Records with drawing code =>
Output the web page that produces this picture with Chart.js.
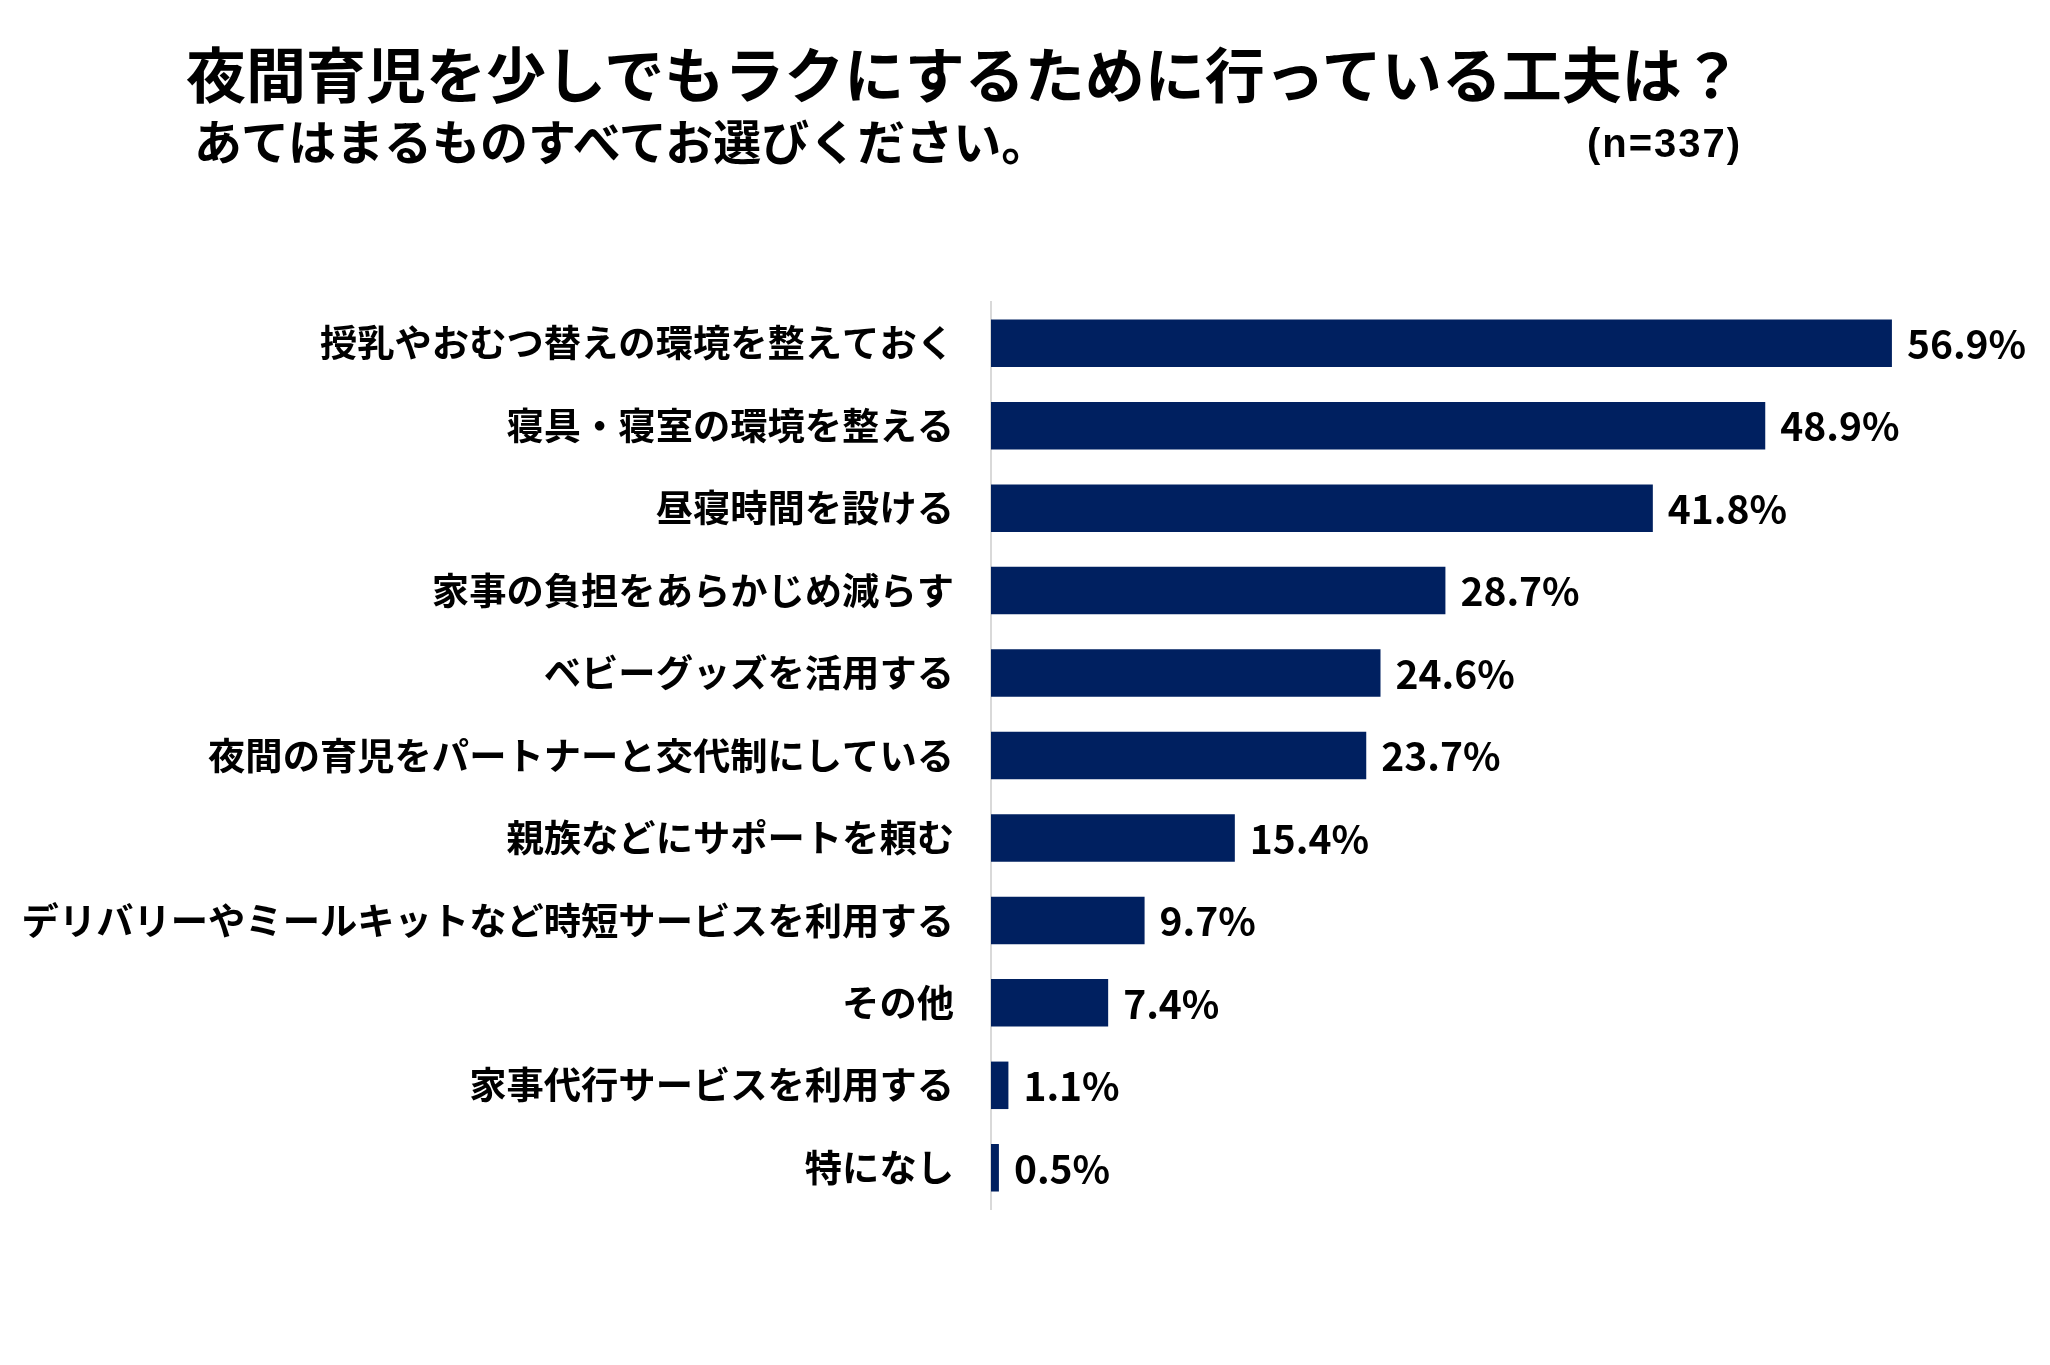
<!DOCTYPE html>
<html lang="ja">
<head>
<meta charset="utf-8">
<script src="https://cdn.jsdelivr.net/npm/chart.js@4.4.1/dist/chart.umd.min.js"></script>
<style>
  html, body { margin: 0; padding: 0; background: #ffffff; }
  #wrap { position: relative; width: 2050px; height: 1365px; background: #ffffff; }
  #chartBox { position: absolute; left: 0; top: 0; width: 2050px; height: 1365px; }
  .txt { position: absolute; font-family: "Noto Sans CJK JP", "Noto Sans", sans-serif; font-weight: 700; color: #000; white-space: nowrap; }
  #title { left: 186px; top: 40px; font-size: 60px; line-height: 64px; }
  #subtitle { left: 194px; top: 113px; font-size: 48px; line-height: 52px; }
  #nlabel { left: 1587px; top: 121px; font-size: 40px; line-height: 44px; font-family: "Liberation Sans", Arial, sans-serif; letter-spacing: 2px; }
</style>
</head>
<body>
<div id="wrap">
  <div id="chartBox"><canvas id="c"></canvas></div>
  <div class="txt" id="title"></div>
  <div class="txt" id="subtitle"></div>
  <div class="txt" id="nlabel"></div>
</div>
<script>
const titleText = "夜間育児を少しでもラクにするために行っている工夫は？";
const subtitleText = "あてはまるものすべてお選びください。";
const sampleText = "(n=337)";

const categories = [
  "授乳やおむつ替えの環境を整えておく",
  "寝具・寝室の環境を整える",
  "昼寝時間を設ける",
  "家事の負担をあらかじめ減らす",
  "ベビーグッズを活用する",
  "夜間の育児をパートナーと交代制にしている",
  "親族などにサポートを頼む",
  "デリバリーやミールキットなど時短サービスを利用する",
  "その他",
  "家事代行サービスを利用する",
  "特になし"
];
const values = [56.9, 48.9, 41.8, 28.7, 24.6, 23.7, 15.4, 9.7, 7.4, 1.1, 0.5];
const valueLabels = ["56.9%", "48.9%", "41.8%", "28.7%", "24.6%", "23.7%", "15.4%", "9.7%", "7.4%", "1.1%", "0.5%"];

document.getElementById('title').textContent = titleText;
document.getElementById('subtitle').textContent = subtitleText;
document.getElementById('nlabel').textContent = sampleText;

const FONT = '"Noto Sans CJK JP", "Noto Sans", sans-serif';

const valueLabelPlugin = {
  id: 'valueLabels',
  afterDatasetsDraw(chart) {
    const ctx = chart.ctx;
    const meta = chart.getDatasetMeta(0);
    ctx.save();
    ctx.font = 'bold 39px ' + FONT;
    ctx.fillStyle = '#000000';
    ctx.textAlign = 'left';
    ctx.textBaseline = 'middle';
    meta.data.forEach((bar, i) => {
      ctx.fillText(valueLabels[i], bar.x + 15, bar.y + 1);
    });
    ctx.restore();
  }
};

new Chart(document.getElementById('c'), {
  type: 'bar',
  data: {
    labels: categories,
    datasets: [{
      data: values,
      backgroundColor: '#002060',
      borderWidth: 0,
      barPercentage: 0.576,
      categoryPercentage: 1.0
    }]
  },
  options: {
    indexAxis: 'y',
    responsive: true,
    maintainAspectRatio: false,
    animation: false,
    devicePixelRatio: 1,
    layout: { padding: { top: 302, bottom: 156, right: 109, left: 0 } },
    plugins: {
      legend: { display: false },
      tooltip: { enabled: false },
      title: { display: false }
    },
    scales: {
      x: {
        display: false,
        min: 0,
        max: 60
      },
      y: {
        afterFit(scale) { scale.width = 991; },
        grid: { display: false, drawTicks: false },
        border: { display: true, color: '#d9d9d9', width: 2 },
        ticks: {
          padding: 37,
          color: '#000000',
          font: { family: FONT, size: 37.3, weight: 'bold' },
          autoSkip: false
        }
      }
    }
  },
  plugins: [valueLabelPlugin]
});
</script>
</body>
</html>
--
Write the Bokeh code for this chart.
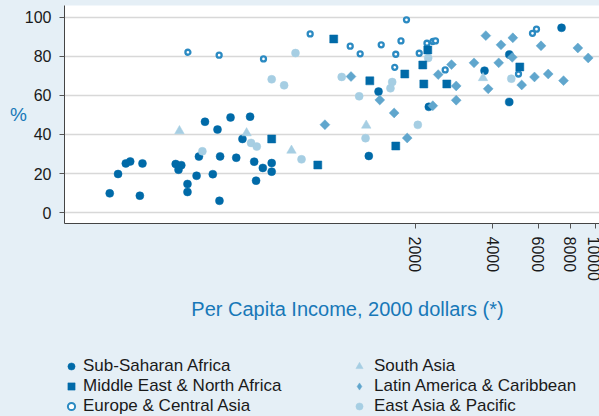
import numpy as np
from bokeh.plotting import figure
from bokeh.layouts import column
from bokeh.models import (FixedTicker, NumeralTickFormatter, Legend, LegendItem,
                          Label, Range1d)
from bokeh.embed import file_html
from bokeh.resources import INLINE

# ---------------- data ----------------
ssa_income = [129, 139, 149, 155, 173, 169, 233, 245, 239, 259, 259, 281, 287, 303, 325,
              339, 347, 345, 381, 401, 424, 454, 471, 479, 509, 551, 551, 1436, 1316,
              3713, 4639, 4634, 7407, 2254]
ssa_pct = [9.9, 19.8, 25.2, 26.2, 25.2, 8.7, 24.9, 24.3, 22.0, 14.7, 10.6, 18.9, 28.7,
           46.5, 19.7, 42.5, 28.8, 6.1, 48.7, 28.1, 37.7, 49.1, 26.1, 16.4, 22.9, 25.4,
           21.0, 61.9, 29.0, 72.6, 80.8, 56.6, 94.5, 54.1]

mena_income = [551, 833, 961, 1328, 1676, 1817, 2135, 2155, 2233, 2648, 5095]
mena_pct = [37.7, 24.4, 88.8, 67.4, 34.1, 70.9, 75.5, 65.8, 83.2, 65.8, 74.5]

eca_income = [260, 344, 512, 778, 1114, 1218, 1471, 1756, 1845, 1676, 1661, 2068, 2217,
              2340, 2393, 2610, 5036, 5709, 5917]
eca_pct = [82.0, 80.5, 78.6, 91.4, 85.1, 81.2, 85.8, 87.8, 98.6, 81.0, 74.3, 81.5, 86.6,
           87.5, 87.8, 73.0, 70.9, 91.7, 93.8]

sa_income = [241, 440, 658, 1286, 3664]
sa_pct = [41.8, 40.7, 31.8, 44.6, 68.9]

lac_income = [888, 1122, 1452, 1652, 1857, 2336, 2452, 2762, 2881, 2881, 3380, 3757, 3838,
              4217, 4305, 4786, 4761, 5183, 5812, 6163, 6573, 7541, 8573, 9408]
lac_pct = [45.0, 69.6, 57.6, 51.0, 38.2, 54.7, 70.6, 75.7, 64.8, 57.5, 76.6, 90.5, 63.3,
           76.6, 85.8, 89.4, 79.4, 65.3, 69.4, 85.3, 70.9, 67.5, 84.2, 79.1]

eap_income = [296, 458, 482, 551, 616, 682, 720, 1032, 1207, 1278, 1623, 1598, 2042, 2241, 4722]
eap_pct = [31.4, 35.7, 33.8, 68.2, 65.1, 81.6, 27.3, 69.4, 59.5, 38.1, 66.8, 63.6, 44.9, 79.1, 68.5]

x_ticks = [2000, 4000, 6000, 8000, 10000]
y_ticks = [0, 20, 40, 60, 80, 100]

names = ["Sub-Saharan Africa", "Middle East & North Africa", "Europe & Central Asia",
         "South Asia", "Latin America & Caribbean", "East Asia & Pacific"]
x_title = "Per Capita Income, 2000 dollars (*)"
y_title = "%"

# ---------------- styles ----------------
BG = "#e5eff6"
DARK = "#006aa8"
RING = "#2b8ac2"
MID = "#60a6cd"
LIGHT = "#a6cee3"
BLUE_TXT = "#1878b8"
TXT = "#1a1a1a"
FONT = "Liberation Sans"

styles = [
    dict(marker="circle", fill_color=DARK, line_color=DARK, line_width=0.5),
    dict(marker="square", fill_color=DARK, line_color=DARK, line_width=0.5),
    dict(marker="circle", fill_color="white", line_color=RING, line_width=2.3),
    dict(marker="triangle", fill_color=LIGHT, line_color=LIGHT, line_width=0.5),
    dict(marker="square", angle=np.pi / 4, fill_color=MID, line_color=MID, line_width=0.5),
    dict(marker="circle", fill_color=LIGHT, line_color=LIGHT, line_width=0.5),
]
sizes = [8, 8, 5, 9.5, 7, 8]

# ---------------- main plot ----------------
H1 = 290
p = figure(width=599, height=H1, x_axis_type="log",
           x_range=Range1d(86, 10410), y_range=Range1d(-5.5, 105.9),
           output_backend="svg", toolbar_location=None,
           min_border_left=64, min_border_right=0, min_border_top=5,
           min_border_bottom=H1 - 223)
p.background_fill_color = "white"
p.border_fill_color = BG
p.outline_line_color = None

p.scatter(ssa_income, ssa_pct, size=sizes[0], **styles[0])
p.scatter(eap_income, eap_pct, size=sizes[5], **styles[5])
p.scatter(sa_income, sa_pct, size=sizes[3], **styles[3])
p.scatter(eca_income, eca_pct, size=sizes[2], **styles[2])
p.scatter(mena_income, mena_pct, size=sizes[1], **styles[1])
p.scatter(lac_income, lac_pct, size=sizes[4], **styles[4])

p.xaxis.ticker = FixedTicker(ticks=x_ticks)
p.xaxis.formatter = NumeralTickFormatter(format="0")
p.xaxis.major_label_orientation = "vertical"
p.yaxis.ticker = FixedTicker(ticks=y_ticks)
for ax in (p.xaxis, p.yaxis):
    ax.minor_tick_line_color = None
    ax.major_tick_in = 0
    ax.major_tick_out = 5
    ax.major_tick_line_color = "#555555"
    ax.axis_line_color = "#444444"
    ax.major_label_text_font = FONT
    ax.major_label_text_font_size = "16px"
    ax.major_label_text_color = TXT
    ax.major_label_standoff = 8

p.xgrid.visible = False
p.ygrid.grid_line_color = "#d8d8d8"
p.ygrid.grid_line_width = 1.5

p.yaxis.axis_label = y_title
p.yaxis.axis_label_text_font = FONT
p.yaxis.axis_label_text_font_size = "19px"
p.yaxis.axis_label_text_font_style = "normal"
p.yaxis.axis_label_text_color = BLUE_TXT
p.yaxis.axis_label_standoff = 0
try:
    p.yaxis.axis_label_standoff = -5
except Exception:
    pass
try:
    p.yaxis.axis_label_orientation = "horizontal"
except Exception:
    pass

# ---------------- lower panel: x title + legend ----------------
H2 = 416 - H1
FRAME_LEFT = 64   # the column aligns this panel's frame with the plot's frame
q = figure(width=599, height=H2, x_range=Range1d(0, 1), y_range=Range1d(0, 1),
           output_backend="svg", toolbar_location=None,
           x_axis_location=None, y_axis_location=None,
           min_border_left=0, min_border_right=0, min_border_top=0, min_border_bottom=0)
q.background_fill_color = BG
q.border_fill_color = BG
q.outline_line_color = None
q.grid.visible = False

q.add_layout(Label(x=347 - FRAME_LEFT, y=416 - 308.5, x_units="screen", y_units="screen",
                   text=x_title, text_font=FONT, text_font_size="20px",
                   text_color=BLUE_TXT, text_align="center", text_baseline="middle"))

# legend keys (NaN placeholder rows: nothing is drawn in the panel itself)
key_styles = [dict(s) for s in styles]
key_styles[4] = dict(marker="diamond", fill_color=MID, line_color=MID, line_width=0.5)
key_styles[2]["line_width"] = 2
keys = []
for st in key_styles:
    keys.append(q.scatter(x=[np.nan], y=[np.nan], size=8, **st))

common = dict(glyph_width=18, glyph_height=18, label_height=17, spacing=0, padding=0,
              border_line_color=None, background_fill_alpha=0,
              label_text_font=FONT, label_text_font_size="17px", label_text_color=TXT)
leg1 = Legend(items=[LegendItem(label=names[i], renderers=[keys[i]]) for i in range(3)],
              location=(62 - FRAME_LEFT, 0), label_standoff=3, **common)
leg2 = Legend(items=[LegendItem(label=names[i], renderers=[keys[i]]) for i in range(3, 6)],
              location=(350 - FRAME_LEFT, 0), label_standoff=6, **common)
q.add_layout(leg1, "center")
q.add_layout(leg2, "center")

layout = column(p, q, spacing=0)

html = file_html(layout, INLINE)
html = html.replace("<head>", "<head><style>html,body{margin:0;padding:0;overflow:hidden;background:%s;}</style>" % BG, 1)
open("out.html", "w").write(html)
--
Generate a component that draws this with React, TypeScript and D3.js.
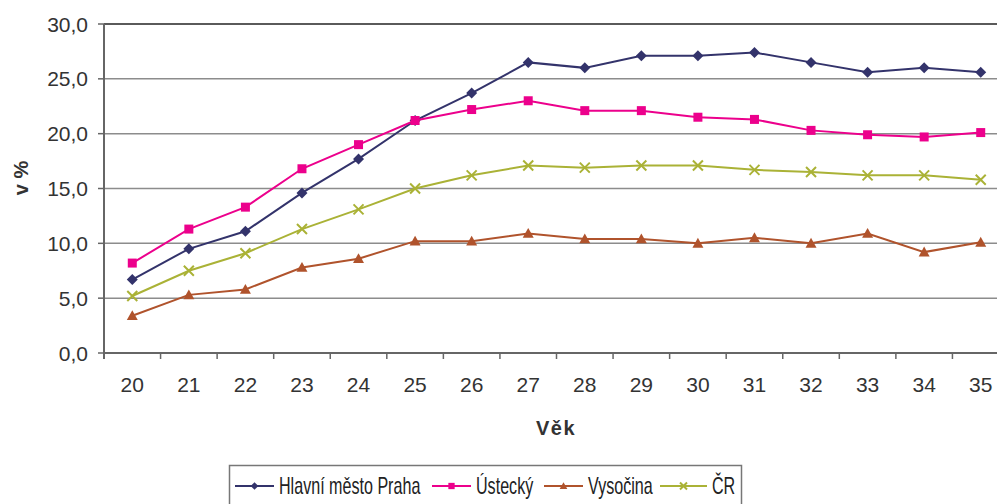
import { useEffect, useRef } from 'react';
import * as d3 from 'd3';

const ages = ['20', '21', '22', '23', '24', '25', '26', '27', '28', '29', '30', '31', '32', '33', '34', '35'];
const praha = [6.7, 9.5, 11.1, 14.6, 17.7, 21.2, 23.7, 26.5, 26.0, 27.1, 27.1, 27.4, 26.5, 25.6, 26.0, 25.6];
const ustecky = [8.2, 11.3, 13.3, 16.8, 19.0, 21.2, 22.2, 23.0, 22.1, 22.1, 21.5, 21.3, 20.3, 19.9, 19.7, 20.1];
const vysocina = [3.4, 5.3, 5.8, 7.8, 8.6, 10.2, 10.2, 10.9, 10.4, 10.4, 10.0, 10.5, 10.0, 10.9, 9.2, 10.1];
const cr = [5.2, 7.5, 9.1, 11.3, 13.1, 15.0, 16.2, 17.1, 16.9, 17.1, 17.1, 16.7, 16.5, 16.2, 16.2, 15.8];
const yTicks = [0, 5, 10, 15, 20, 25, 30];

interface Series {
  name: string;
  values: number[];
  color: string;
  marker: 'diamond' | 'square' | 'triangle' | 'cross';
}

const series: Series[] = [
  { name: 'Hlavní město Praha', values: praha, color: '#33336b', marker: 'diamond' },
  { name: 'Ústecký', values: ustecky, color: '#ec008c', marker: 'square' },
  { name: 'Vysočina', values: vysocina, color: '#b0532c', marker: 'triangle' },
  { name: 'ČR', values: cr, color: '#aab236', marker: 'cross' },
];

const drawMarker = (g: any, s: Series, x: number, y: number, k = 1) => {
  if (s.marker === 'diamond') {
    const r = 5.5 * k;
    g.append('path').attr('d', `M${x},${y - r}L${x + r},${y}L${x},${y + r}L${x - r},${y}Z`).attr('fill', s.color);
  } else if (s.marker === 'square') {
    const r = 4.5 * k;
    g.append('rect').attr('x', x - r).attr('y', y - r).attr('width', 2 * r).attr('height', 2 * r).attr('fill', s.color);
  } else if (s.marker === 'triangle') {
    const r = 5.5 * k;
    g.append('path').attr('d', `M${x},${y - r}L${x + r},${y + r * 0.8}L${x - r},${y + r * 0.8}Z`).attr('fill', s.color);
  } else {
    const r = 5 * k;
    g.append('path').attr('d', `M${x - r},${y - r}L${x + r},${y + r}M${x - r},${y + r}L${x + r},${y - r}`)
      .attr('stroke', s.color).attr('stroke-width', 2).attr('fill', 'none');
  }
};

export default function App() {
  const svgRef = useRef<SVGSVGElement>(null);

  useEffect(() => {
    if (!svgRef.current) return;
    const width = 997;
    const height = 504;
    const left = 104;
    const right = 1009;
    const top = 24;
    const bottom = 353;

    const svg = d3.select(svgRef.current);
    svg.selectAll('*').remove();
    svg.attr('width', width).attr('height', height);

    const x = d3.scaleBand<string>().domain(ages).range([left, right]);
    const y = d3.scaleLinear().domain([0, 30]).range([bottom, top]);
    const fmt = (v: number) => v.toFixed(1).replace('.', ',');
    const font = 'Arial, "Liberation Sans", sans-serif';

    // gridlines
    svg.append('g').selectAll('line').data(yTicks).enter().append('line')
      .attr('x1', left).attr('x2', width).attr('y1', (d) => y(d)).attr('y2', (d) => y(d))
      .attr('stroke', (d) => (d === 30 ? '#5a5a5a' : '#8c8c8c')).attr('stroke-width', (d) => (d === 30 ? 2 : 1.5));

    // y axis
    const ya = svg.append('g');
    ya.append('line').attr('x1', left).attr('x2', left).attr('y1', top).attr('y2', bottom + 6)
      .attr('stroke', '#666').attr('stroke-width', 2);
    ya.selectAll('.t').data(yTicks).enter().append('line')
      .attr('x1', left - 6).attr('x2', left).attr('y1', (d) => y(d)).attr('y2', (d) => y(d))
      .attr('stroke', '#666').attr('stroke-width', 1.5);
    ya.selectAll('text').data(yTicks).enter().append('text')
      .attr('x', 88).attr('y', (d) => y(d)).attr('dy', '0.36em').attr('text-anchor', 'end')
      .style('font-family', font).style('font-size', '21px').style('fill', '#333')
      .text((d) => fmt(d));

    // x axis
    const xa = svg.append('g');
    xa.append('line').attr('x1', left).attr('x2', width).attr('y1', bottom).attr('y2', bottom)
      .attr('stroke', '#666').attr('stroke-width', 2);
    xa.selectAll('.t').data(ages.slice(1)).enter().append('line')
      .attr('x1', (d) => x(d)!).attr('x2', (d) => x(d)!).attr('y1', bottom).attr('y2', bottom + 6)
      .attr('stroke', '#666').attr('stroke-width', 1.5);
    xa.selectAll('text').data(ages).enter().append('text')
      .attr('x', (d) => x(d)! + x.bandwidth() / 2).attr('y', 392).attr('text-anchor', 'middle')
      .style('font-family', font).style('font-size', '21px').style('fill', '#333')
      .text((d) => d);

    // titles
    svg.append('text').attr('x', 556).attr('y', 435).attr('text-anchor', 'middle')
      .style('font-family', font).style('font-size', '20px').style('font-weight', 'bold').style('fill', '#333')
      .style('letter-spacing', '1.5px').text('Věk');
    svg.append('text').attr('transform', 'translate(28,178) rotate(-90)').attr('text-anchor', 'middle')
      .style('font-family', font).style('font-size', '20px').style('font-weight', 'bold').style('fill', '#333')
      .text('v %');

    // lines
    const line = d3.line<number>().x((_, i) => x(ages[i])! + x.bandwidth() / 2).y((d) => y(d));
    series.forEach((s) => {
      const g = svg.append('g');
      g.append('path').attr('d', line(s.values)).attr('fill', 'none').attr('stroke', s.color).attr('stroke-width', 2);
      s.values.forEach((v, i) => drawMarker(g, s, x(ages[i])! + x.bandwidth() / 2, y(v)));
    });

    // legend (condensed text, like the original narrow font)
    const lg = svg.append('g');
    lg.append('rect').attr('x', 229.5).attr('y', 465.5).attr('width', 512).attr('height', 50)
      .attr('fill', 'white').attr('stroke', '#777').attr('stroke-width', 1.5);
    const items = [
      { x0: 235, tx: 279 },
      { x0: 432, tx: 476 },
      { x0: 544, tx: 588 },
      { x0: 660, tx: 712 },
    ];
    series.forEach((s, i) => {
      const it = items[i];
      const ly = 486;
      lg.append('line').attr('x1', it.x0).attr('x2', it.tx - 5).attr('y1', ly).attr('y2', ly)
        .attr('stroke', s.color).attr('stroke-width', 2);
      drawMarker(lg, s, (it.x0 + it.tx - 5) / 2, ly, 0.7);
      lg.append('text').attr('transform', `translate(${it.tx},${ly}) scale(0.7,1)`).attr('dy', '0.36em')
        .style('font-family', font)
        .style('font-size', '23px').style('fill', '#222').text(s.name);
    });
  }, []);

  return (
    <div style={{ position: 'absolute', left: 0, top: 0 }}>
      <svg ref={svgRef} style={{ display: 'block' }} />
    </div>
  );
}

EXERCISE =>
Without the pictures, give again only the lines beginning at the line that contains "Generate a component" and stopping after the line that contains "const yTicks = [0, 5, 10, 15, 20, 25, 30];", exactly as written.

RIGHT ANSWER =>
Generate a component that draws this with React, TypeScript and D3.js.
import { useEffect, useRef } from 'react';
import * as d3 from 'd3';

const ages = ['20', '21', '22', '23', '24', '25', '26', '27', '28', '29', '30', '31', '32', '33', '34', '35'];
const praha = [6.7, 9.5, 11.1, 14.6, 17.7, 21.2, 23.7, 26.5, 26.0, 27.1, 27.1, 27.4, 26.5, 25.6, 26.0, 25.6];
const ustecky = [8.2, 11.3, 13.3, 16.8, 19.0, 21.2, 22.2, 23.0, 22.1, 22.1, 21.5, 21.3, 20.3, 19.9, 19.7, 20.1];
const vysocina = [3.4, 5.3, 5.8, 7.8, 8.6, 10.2, 10.2, 10.9, 10.4, 10.4, 10.0, 10.5, 10.0, 10.9, 9.2, 10.1];
const cr = [5.2, 7.5, 9.1, 11.3, 13.1, 15.0, 16.2, 17.1, 16.9, 17.1, 17.1, 16.7, 16.5, 16.2, 16.2, 15.8];
const yTicks = [0, 5, 10, 15, 20, 25, 30];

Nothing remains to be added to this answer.